• [TASK DETAILS]
Your task is to reproduce, verbatim and without pictures, the lines from the opening of the listing through the line containing "import seaborn as sns".

————————

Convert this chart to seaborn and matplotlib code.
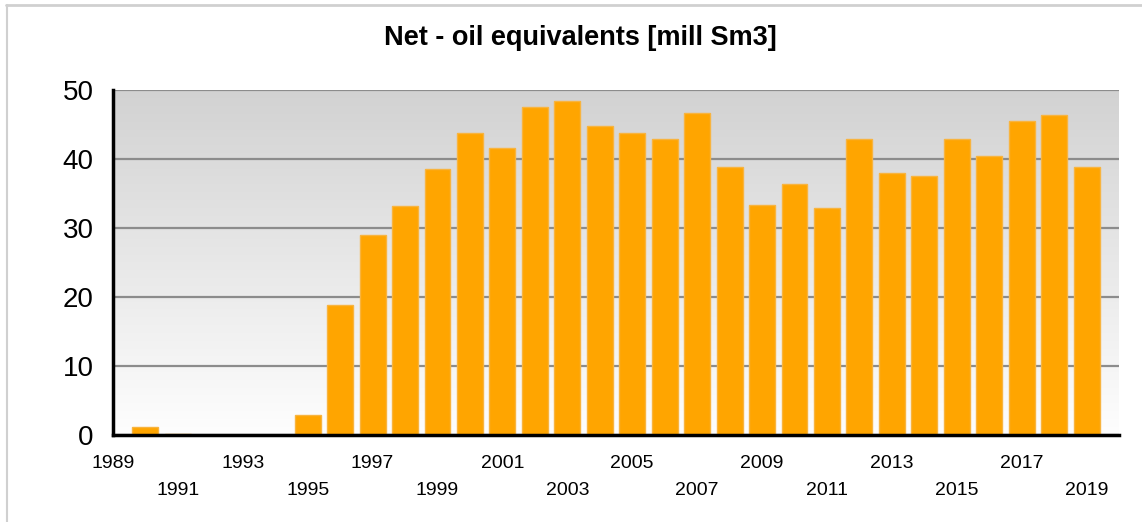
import numpy as np
import pandas as pd
import matplotlib
matplotlib.use("Agg")
import matplotlib.pyplot as plt
from matplotlib.lines import Line2D
from matplotlib.colors import LinearSegmentedColormap
import seaborn as sns

years = list(range(1989, 2020))
values = [0.0, 1.1, 0.15, 0.0, 0.0, 0.0, 2.85, 18.8, 29.0, 33.2, 38.55, 43.8, 41.55,
          47.5, 48.4, 44.8, 43.7, 42.85, 46.6, 38.9, 33.3, 36.4, 32.9, 42.85, 37.9,
          37.5, 42.95, 40.4, 45.45, 46.4, 38.9]
tick_years = list(range(1989, 2020, 2))
title = "Net - oil equivalents [mill Sm3]"

df = pd.DataFrame({"year": years, "value": values})

sns.set_style("white")
plt.rcParams["font.family"] = ["Liberation Sans", "DejaVu Sans"]
plt.rcParams["text.color"] = "black"
plt.rcParams["xtick.labelcolor"] = "black"
plt.rcParams["ytick.labelcolor"] = "black"

fig = plt.figure(figsize=(11.42, 5.22), dpi=100)
W, H = 1142, 522
ax = fig.add_axes([113 / W, 1 - 435 / H, (1119 - 113) / W, (435 - 90) / H])

# gradient background
grad = np.linspace(0, 1, 256).reshape(-1, 1)
cmap = LinearSegmentedColormap.from_list("bg", ["#d2d2d2", "#fefefe"])
ax.imshow(grad, extent=[0, 1, 0, 1], transform=ax.transAxes, cmap=cmap,
          aspect="auto", zorder=0, origin="upper")

sns.barplot(data=df, x="year", y="value", native_scale=True, color="#FFA500",
            saturation=1, edgecolor="#f8b43f", linewidth=1, width=0.8, ax=ax,
            zorder=3)

ax.set_xlim(1989, 2020)
ax.set_ylim(0, 50)
ax.set_yticks([0, 10, 20, 30, 40, 50])
ax.yaxis.grid(True, color="#8c8c8c", linewidth=1.6, zorder=1)
ax.set_axisbelow(True)
ax.set_xticks(tick_years)
ax.set_xticklabels([str(y) if i % 2 == 0 else "\n" + str(y)
                    for i, y in enumerate(tick_years)], linespacing=1.75)
ax.tick_params(axis="x", labelsize=14, length=5, width=1, color="#555555",
               labelcolor="black", direction="out", pad=9.5)
ax.tick_params(axis="y", labelsize=20, length=11, width=1, color="#8c8c8c",
               labelcolor="black", direction="out", pad=3)
ax.set_xlabel("")
ax.set_ylabel("")
for s in ["top", "right"]:
    ax.spines[s].set_visible(False)
for s in ["left", "bottom"]:
    ax.spines[s].set_color("black")
    ax.spines[s].set_linewidth(2.5)
    ax.spines[s].set_zorder(5)

fig.text(580 / W, 1 - 38 / H, title, ha="center", va="center",
         fontsize=19.5, fontweight="bold", color="black")

# light frame at top and left
fig.add_artist(Line2D([6 / W, 1], [1 - 5 / H, 1 - 5 / H], color="#d0d0d0",
                      linewidth=2, transform=fig.transFigure))
fig.add_artist(Line2D([7 / W, 7 / W], [0, 1 - 5 / H], color="#d0d0d0",
                      linewidth=1.5, transform=fig.transFigure))

fig.savefig("out.png", dpi=100)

————————

• [CORRECT RESPONSE]
Convert this chart to seaborn and matplotlib code.
import numpy as np
import pandas as pd
import matplotlib
matplotlib.use("Agg")
import matplotlib.pyplot as plt
from matplotlib.lines import Line2D
from matplotlib.colors import LinearSegmentedColormap
import seaborn as sns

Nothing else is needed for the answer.